For Jews, it was the kind of moment that you remember where you were when it happened, Kirschner said.

“To have Yom Kiuppur fall during the World Series was always a dilemma for me as a child, being in synagogue and wanting to listen to the game,” Kirschner said. “And here was Sandy Koufax saying, ‘You know what, I never claimed to be an observant Jew but this is a significant moment to claim pride in my ancestry.’ For Jews around the world, this was just a seismic moment.”




These days, now that at least 160 of Jewish players have reached the Major Leagues, according to Jewishbaseballnews.com, it’s no longer a big deal. The same could be said of Jews’ larger assimilation into American culture.

Rebecca Alpert, a Temple University religion professor and a baseball historian, said that baseball’s influence on Jewish life — and on immigrant life more broadly — has diminished as Jews have blended into American society and baseball relinquished its spot as the country’s dominant sport. “It’s just one dimension of who we are,” she said.

But there are still people who keep track of the number of Jewish players in the Major Leagues (fewer than 10 at last count), and argue over the Jewishness of players like Ryan Braun (who identifies as Jewish, but whose mother is not), a former Rookie of the Year and Most Valuable Player who served a 65-game suspension for using performance-enhancing drugs.

There is perhaps no better example of baseball’s role as an “agent of integration” than John Thorn.

His parents, Polish-born survivors of the Holocaust, had him while living in a refugee camp in West Germany and settled in New York when he was 2. He learned to read from baseball cards, which he says served as his passports to street corner life in the Bronx.

Los Angeles Dodgers southpaw Sandy Koufax, one of baseball's most famous Jewish players.


Los Angeles Dodgers southpaw Sandy Koufax, one of baseball's most famous Jewish players.

Thorn fell in love with the game, and discovered that, although he was a decent player, he excelled at collecting statistics and stories.

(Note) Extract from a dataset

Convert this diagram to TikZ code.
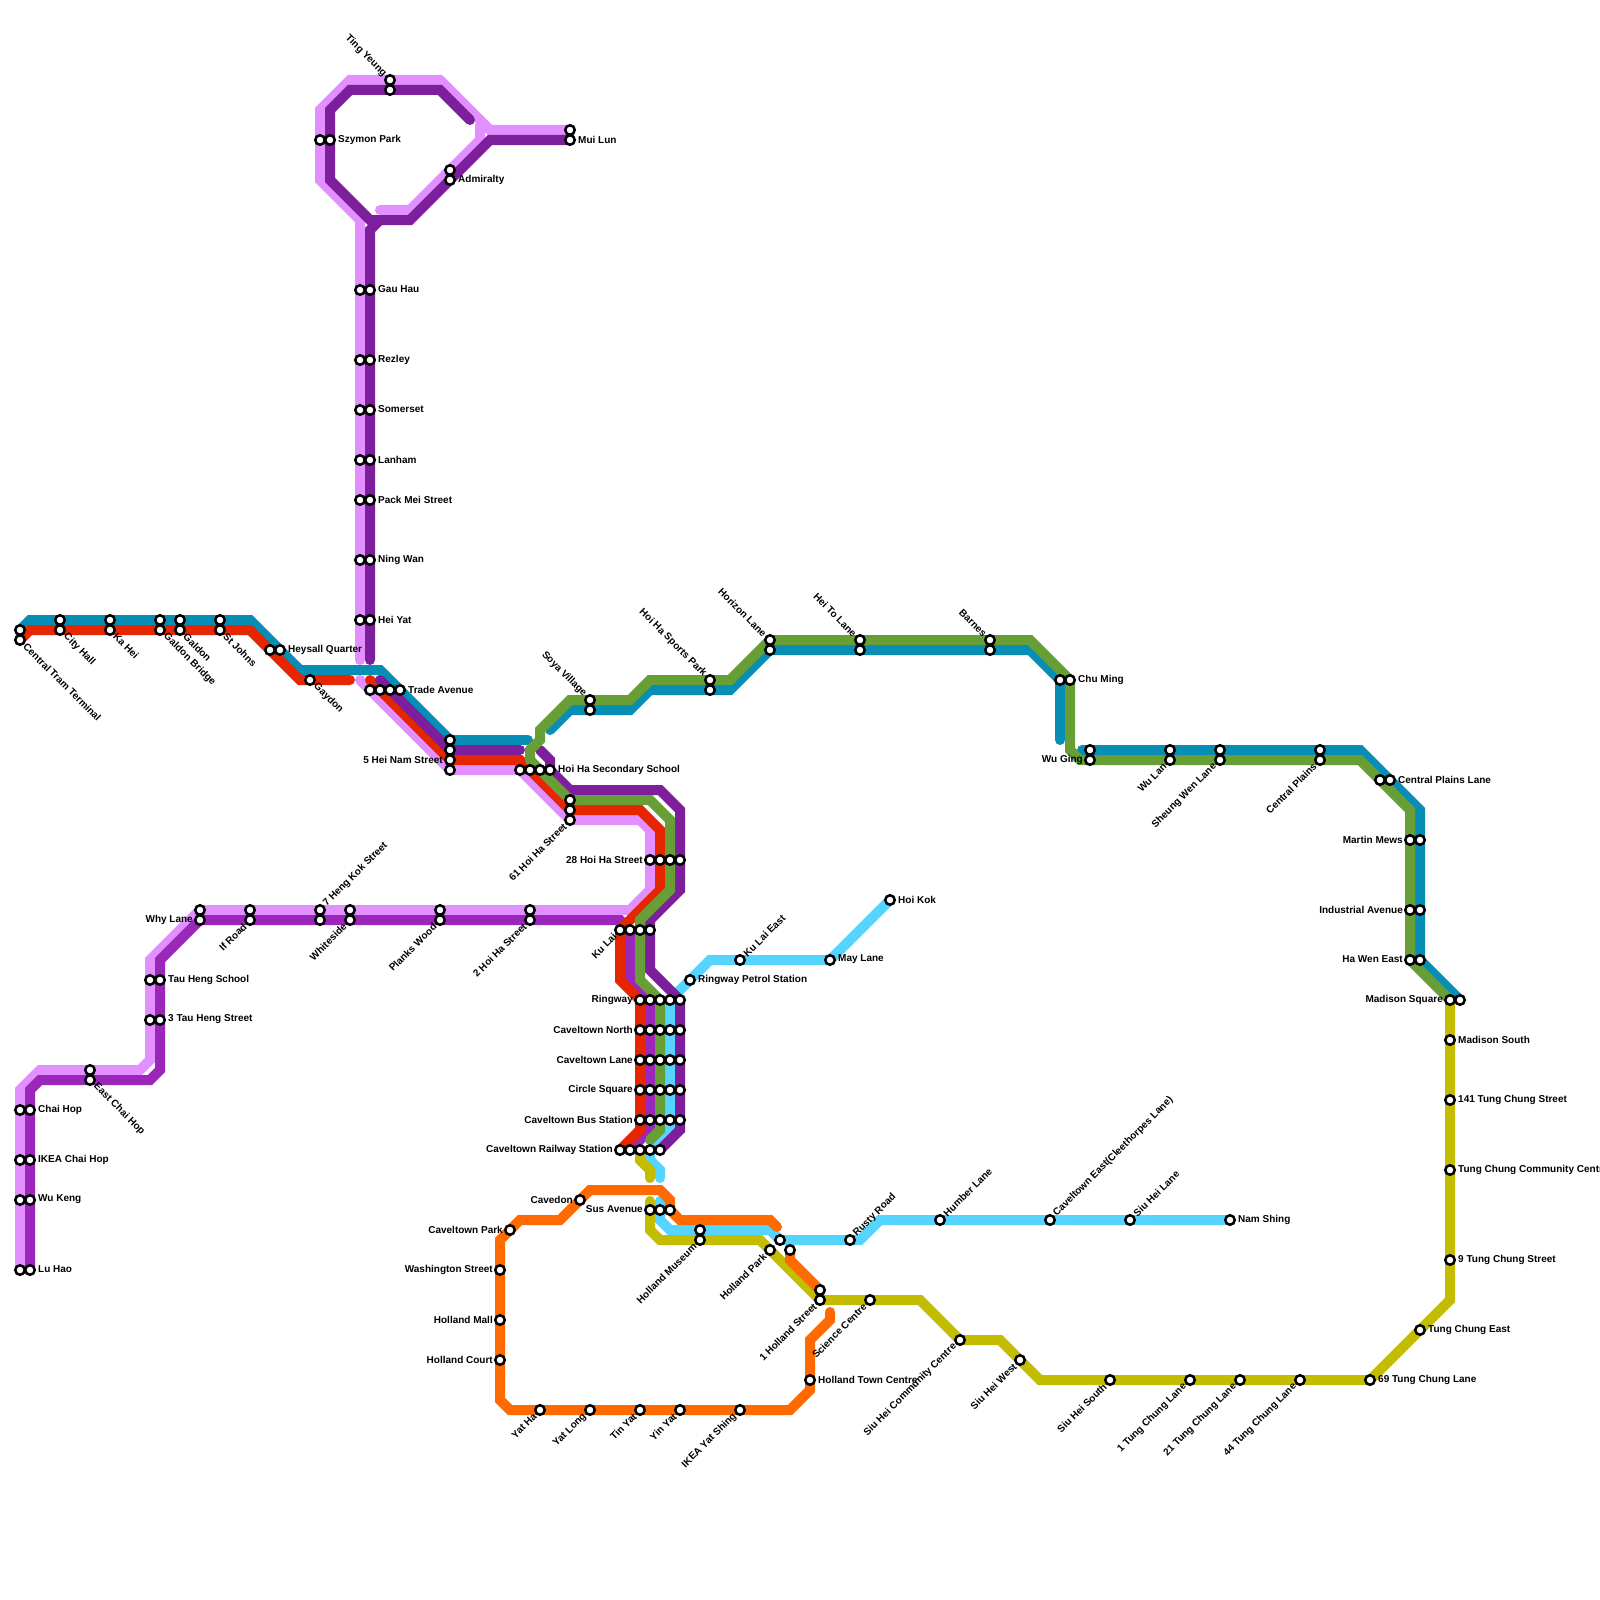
\documentclass[tikz,border=0pt]{standalone}
\usepackage{fontspec}
\setmainfont{Liberation Sans}
\definecolor{lineteal}{HTML}{088DB5}
\definecolor{linered}{HTML}{E62600}
\definecolor{linepink}{HTML}{E290FF}
\definecolor{linedark}{HTML}{7D1F9C}
\definecolor{linemid}{HTML}{9A27BA}
\definecolor{linegreen}{HTML}{679E36}
\definecolor{linecyan}{HTML}{55D4FF}
\definecolor{lineolive}{HTML}{C4BC00}
\definecolor{lineorange}{HTML}{FF6A00}

\begin{document}
\begin{tikzpicture}[x=1pt,y=-1pt,font=\fontsize{10}{11}\selectfont\bfseries,
    rail/.style={line width=10pt,line cap=round},
    stn/.style={circle,draw=black,fill=white,line width=2.5pt,minimum size=9.5pt,inner sep=0pt},
    lbr/.style={anchor=west,inner sep=0pt,xshift=8pt,yshift=0.5pt},
    lbl/.style={anchor=east,inner sep=0pt,xshift=-7pt,yshift=0.5pt},
    ldr/.style={anchor=west,inner sep=0pt,xshift=5pt,yshift=-5pt,rotate=-45},
    lul/.style={anchor=east,inner sep=0pt,xshift=-5pt,yshift=5pt,rotate=-45},
    lur/.style={anchor=west,inner sep=0pt,xshift=5pt,yshift=5pt,rotate=45},
    ldl/.style={anchor=east,inner sep=0pt,xshift=-5pt,yshift=-5pt,rotate=45}]
    \useasboundingbox (0,0) rectangle (1600,1600);

    % teal
    \draw[rail,lineteal] (20,630) -- (30,620) -- (250,620) -- (300,670) -- (380,670) -- (450,740) -- (528,740);
    \draw[rail,lineteal] (550,730) -- (570,710) -- (630,710) -- (650,690) -- (730,690) -- (770,650) -- (1030,650) -- (1060,680) -- (1060,740);
    \draw[rail,lineteal] (1082,750) -- (1360,750) -- (1420,810) -- (1420,960) -- (1460,1000);

    % light pink
    \draw[rail,linepink] (360,660) -- (360,220) -- (320,180) -- (320,110) -- (350,80) -- (440,80) -- (490,130) -- (570,130);
    \draw[rail,linepink] (380,210) -- (410,210) -- (480,140) -- (480,125);
    \draw[rail,linepink] (360,680) -- (450,770) -- (520,770) -- (570,820) -- (640,820) -- (650,830) -- (650,890) -- (630,910)
      -- (200,910) -- (150,960) -- (150,1060) -- (140,1070) -- (40,1070) -- (20,1090) -- (20,1270);

    % cyan
    \draw[rail,linecyan] (890,900) -- (830,960) -- (710,960) -- (670,1000) -- (670,1130) -- (650,1150) -- (650,1160) -- (660,1170) -- (660,1178);
    \draw[rail,linecyan] (660,1201) -- (660,1220) -- (670,1230) -- (770,1230) -- (780,1240) -- (860,1240) -- (880,1220) -- (1230,1220);

    % mid purple
    \draw[rail,linemid] (30,1270) -- (30,1090) -- (40,1080) -- (150,1080) -- (160,1070) -- (160,960) -- (200,920) -- (620,920)
      -- (630,930) -- (630,980) -- (650,1000) -- (650,1130) -- (630,1150);

    % red
    \draw[rail,linered] (20,640) -- (30,630) -- (250,630) -- (300,680) -- (350,680);
    \draw[rail,linered] (370,680) -- (450,760) -- (520,760) -- (570,810) -- (640,810) -- (660,830) -- (660,890) -- (620,930)
      -- (620,980) -- (640,1000) -- (640,1130) -- (620,1150);

    % dark purple
    \draw[rail,linedark] (470,120) -- (440,90) -- (350,90) -- (330,110) -- (330,180) -- (370,220) -- (410,220) -- (490,140) -- (570,140);
    \draw[rail,linedark] (370,660) -- (370,230) -- (380,220);
    \draw[rail,linedark] (380,680) -- (450,750) -- (520,750);
    \draw[rail,linedark] (540,750) -- (550,760) -- (550,770) -- (570,790) -- (660,790) -- (680,810) -- (680,890) -- (650,920)
      -- (650,970) -- (680,1000) -- (680,1130) -- (660,1150);

    % green
    \draw[rail,linegreen] (530,760) -- (530,750) -- (540,740) -- (540,730) -- (570,700) -- (630,700) -- (650,680) -- (730,680)
      -- (770,640) -- (1030,640) -- (1070,680) -- (1070,750) -- (1080,760) -- (1360,760) -- (1410,810) -- (1410,960) -- (1450,1000);
    \draw[rail,linegreen] (530,760) -- (570,800) -- (650,800) -- (670,820) -- (670,890) -- (640,920) -- (640,980) -- (660,1000)
      -- (660,1130) -- (650,1140);

    % olive
    \draw[rail,lineolive] (640,1150) -- (640,1160) -- (650,1170) -- (650,1178);
    \draw[rail,lineolive] (650,1201) -- (650,1230) -- (660,1240) -- (760,1240) -- (820,1300) -- (920,1300) -- (960,1340) -- (1000,1340)
      -- (1040,1380) -- (1370,1380) -- (1450,1300) -- (1450,1005);

    % orange
    \draw[rail,lineorange] (777,1227) -- (770,1220) -- (680,1220) -- (670,1210) -- (670,1200) -- (660,1190) -- (590,1190) -- (560,1220)
      -- (520,1220) -- (500,1240) -- (500,1400) -- (510,1410) -- (790,1410) -- (810,1390) -- (810,1340) -- (830,1320) -- (830,1312);
    \draw[rail,lineorange] (790,1250) -- (790,1260) -- (820,1290);

    % stations
    \foreach \x/\y in {20/630,20/640,60/620,60/630,110/620,110/630,160/620,160/630,180/620,180/630,220/620,220/630,
      270/650,280/650,310/680,370/690,380/690,390/690,400/690,450/740,450/750,450/760,450/770,
      520/770,530/770,540/770,550/770,570/800,570/810,570/820,650/860,660/860,670/860,680/860,
      390/80,390/90,320/140,330/140,450/170,450/180,570/130,570/140,
      200/910,200/920,250/910,250/920,320/910,320/920,350/910,350/920,440/910,440/920,530/910,530/920,
      620/930,630/930,640/930,650/930,150/980,160/980,150/1020,160/1020,90/1070,90/1080,
      590/700,590/710,710/680,710/690,770/640,770/650,860/640,860/650,990/640,990/650,
      1060/680,1070/680,1090/750,1090/760,1170/750,1170/760,1220/750,1220/760,1320/750,1320/760,
      1380/780,1390/780,1410/840,1420/840,1410/910,1420/910,1410/960,1420/960,1450/1000,1460/1000,
      690/980,740/960,830/960,890/900,620/1150,630/1150,640/1150,650/1150,660/1150,
      580/1200,650/1210,660/1210,670/1210,510/1230,500/1270,500/1320,500/1360,
      540/1410,590/1410,640/1410,680/1410,740/1410,810/1380,700/1230,700/1240,770/1250,780/1240,790/1250,
      820/1290,820/1300,870/1300,850/1240,940/1220,1050/1220,1130/1220,1230/1220,
      960/1340,1020/1360,1110/1380,1190/1380,1240/1380,1300/1380,1370/1380,1420/1330,
      1450/1040,1450/1100,1450/1170,1450/1260}
      \node[stn] (s\x-\y) at (\x,\y) {};
    \foreach \y in {290,360,410,460,500,560,620}
      \foreach \x in {360,370}
        \node[stn] (s\x-\y) at (\x,\y) {};
    \foreach \y in {1110,1160,1200,1270}
      \foreach \x in {20,30}
        \node[stn] (s\x-\y) at (\x,\y) {};
    \foreach \y in {1000,1030,1060,1090,1120}
      \foreach \x in {640,650,660,670,680}
        \node[stn] (s\x-\y) at (\x,\y) {};

    % labels to the right
    \foreach \x/\y/\lab in {280/650/Heysall Quarter,400/690/Trade Avenue,550/770/Hoi Ha Secondary School,
      330/140/Szymon Park,450/180/Admiralty,570/140/Mui Lun,370/290/Gau Hau,370/360/Rezley,370/410/Somerset,
      370/460/Lanham,370/500/Pack Mei Street,370/560/Ning Wan,370/620/Hei Yat,160/980/Tau Heng School,
      160/1020/3 Tau Heng Street,30/1110/Chai Hop,30/1160/IKEA Chai Hop,30/1200/Wu Keng,30/1270/Lu Hao,
      1070/680/Chu Ming,1390/780/Central Plains Lane,690/980/Ringway Petrol Station,830/960/May Lane,890/900/Hoi Kok,
      1230/1220/Nam Shing,810/1380/Holland Town Centre,1450/1040/Madison South,1450/1100/141 Tung Chung Street,
      1450/1170/Tung Chung Community Centre,1450/1260/9 Tung Chung Street,1420/1330/Tung Chung East,1370/1380/69 Tung Chung Lane}
      \node[lbr] (t\x-\y) at (s\x-\y) {\lab};

    % labels to the left
    \foreach \x/\y/\lab in {450/760/5 Hei Nam Street,200/920/Why Lane,650/860/28 Hoi Ha Street,640/1000/Ringway,
      640/1030/Caveltown North,640/1060/Caveltown Lane,640/1090/Circle Square,640/1120/Caveltown Bus Station,
      620/1150/Caveltown Railway Station,580/1200/Cavedon,650/1210/Sus Avenue,510/1230/Caveltown Park,
      500/1270/Washington Street,500/1320/Holland Mall,500/1360/Holland Court,1090/760/Wu Ging,1410/840/Martin Mews,
      1410/910/Industrial Avenue,1410/960/Ha Wen East,1450/1000/Madison Square}
      \node[lbl] (t\x-\y) at (s\x-\y) {\lab};

    % slanted labels
    \foreach \x/\y/\lab in {20/640/Central Tram Terminal,60/630/City Hall,110/630/Ka Hei,160/630/Galdon Bridge,
      180/630/Galdon,220/630/St Johns,310/680/Gaydon,90/1080/East Chai Hop}
      \node[ldr] (t\x-\y) at (s\x-\y) {\lab};
    \foreach \x/\y/\lab in {390/80/Ting Yeung,590/700/Soya Village,710/680/Hoi Ha Sports Park,770/640/Horizon Lane,
      860/640/Hei To Lane,990/640/Barnes}
      \node[lul] (t\x-\y) at (s\x-\y) {\lab};
    \foreach \x/\y/\lab in {320/910/7 Heng Kok Street,740/960/Ku Lai East,850/1240/Rusty Road,940/1220/Humber Lane,
      1050/1220/Caveltown East(Cleethorpes Lane),1130/1220/Siu Hei Lane}
      \node[lur] (t\x-\y) at (s\x-\y) {\lab};
    \foreach \x/\y/\lab in {250/920/If Road,350/920/Whiteside,440/920/Planks Wood,530/920/2 Hoi Ha Street,620/930/Ku Lai,
      570/820/61 Hoi Ha Street,1170/760/Wu Lan,1220/760/Sheung Wen Lane,1320/760/Central Plains,700/1240/Holland Museum,
      770/1250/Holland Park,820/1300/1 Holland Street,870/1300/Science Centre,960/1340/Siu Hei Community Centre,
      1020/1360/Siu Hei West,1110/1380/Siu Hei South,1190/1380/1 Tung Chung Lane,1240/1380/21 Tung Chung Lane,
      1300/1380/44 Tung Chung Lane,540/1410/Yat Ha,590/1410/Yat Long,640/1410/Tin Yat,680/1410/Yin Yat,740/1410/IKEA Yat Shing}
      \node[ldl] (t\x-\y) at (s\x-\y) {\lab};
  \end{tikzpicture}
\end{document}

This was between the eras of the first two Jewish superstars: Greenberg, the Detroit Tiger slugger who retired in 1947, and Koufax, the pitcher who joined the Brooklyn Dodgers in 1955. But it coincided with the rise of Jackie Robinson, the Dodger who broke baseball’s color barrier in 1947. Thorn and countless other Jewish fans identified with Robinson as members of a marginalized group.

“All people who have been the wretched refuse of society identified with him,” Thorn said.

Hank Greenberg, Detroit Tigers outfielder.


Hank Greenberg, Detroit Tigers outfielder.

Thorn studied English in college and graduate school and began writing books on baseball. In 2011, he was named Major League Baseball’s official historian. He says he never felt more Jewish than when he got that job.

“People find it almost as astounding as I do that someone who was not born in America should be entrusted to explain baseball,” he said.

Those who examine the game’s history closely enough will not.

Chasing Dreams is at the Skirball Cultural Center in Los Angeles through Oct. 30 and at the American Jewish Historical Society in New York through July 31, then travels to the Detroit Historical Museum, the Sherwin Miller Museum of Jewish Art in Tulsa, Oklahoma, and the Skirball Museum in Cincinnati.